● **WHAT YOU NEED TO DO**
Output, word for word, every line from the start of the listing down to and including the line that contains "import * as d3 from 'd3';"; include nothing else.

● **GIVEN INFORMATION**
==================================================
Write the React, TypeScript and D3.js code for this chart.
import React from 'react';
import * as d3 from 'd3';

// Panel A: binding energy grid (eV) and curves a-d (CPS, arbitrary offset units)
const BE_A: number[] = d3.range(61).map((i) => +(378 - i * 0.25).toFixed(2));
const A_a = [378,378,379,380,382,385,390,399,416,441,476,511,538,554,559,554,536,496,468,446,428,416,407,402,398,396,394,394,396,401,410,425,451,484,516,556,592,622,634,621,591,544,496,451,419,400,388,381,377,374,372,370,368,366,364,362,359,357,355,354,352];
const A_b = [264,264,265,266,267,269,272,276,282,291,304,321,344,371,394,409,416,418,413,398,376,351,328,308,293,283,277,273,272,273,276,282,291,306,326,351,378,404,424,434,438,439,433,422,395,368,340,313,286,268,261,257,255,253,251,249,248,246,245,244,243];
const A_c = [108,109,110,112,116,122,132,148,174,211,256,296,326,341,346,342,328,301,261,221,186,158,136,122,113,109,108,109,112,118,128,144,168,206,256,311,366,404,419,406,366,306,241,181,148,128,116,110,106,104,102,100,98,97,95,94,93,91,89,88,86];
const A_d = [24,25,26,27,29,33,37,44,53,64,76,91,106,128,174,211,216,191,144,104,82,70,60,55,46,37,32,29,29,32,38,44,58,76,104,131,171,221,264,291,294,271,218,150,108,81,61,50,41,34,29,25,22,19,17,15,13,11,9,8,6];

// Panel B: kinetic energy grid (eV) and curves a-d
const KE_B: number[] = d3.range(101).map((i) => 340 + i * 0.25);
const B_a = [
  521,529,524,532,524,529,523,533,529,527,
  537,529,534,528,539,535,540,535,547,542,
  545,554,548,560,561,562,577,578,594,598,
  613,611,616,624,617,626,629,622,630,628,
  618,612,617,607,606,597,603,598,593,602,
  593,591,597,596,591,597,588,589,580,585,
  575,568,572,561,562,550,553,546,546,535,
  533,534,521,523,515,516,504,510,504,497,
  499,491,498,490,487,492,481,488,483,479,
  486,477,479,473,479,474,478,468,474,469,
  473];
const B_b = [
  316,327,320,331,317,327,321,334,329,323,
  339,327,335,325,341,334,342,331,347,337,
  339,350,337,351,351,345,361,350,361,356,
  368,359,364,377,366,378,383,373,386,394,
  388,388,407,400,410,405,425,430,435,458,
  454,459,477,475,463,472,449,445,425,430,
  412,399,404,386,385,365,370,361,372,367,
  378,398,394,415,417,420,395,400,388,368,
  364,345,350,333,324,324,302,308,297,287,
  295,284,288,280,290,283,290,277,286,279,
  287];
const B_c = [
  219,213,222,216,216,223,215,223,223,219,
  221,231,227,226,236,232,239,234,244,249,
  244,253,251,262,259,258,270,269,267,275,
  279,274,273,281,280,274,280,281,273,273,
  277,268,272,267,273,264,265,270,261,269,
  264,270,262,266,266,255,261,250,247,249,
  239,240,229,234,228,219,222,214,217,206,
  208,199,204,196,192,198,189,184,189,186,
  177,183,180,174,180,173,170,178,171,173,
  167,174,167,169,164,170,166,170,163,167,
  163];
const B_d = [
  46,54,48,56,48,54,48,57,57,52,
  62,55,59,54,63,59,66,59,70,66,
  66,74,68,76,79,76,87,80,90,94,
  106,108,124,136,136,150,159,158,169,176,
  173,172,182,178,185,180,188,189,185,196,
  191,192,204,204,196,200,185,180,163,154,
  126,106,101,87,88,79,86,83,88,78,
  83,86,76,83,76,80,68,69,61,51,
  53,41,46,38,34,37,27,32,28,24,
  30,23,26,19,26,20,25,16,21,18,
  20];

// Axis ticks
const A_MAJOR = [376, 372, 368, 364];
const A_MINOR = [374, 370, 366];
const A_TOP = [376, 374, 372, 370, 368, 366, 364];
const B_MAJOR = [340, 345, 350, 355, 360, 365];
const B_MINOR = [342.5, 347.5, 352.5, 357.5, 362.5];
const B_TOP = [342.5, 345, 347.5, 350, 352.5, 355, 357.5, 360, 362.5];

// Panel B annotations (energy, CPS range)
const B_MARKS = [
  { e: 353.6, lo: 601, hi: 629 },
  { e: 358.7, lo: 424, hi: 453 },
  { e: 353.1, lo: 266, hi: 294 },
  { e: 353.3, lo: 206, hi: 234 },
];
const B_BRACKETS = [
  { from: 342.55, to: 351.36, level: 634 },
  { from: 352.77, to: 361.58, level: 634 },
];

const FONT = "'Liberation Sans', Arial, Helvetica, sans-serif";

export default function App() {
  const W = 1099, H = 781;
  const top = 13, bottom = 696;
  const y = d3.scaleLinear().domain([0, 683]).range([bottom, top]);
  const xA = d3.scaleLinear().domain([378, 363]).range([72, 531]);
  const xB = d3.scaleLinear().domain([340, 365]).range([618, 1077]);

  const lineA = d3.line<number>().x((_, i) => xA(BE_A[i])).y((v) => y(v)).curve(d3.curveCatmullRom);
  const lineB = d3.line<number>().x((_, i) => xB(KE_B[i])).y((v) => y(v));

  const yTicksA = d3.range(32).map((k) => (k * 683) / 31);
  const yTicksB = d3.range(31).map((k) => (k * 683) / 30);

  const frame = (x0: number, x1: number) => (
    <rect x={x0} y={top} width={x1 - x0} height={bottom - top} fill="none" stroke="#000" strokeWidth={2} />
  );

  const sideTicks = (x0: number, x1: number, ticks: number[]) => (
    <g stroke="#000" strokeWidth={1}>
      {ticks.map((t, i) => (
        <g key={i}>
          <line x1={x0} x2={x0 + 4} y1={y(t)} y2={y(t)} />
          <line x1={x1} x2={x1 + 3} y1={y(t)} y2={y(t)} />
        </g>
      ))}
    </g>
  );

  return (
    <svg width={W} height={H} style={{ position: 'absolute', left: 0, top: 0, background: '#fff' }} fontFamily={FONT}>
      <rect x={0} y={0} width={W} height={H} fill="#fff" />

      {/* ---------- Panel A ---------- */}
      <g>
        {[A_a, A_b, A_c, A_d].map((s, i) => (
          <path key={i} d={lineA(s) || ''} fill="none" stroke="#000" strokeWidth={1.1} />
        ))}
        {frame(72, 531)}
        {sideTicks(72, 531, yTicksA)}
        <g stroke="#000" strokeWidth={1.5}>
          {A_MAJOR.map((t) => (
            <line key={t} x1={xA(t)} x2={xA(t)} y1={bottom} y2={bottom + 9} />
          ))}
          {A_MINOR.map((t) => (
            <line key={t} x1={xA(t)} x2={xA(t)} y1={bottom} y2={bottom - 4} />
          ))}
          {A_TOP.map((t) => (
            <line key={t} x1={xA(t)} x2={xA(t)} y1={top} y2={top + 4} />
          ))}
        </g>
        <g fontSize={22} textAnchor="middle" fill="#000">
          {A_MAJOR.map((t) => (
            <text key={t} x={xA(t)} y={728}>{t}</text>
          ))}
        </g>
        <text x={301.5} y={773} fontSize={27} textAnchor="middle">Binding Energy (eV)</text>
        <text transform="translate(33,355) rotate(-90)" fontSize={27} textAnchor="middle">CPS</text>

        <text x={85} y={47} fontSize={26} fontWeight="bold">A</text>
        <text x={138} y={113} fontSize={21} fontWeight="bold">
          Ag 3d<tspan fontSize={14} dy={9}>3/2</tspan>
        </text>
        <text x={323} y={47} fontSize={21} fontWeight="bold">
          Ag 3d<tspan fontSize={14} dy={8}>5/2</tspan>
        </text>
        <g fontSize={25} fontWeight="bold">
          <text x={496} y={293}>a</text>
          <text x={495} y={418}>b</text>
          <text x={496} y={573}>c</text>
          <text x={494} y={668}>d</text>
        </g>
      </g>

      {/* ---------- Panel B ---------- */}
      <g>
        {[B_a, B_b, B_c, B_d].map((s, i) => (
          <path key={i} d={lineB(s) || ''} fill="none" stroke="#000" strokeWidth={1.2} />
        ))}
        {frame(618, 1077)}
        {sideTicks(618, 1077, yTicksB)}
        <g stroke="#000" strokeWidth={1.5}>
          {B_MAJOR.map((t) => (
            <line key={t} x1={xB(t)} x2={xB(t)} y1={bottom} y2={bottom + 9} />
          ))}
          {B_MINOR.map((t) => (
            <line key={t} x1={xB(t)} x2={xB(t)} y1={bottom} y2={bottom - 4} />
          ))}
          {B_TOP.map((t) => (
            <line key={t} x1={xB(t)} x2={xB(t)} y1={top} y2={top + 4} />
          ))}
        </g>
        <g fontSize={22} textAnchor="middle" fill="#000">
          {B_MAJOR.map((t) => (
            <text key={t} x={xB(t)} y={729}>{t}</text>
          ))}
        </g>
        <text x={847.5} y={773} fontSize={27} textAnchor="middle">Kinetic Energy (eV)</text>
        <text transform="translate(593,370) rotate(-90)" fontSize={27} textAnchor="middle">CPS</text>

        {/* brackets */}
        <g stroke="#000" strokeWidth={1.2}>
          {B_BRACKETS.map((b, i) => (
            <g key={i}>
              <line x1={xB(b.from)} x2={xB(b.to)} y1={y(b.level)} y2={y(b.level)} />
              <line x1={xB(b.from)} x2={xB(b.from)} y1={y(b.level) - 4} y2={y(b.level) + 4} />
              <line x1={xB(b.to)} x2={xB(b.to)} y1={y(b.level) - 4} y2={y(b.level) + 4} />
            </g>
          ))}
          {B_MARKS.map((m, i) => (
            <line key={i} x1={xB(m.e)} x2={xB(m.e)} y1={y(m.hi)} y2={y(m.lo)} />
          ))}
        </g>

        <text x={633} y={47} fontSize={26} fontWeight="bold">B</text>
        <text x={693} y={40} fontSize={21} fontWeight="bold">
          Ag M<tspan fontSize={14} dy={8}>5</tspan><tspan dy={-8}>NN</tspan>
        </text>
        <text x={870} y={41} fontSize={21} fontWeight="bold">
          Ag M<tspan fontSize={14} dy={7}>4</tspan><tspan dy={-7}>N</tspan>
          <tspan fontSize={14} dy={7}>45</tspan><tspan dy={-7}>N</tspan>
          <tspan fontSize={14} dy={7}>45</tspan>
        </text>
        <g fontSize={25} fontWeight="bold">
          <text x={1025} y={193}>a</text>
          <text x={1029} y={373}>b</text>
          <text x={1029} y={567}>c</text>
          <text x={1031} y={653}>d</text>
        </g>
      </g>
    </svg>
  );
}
==================================================
● **CORRECT OUTPUT**
Write the React, TypeScript and D3.js code for this chart.
import React from 'react';
import * as d3 from 'd3';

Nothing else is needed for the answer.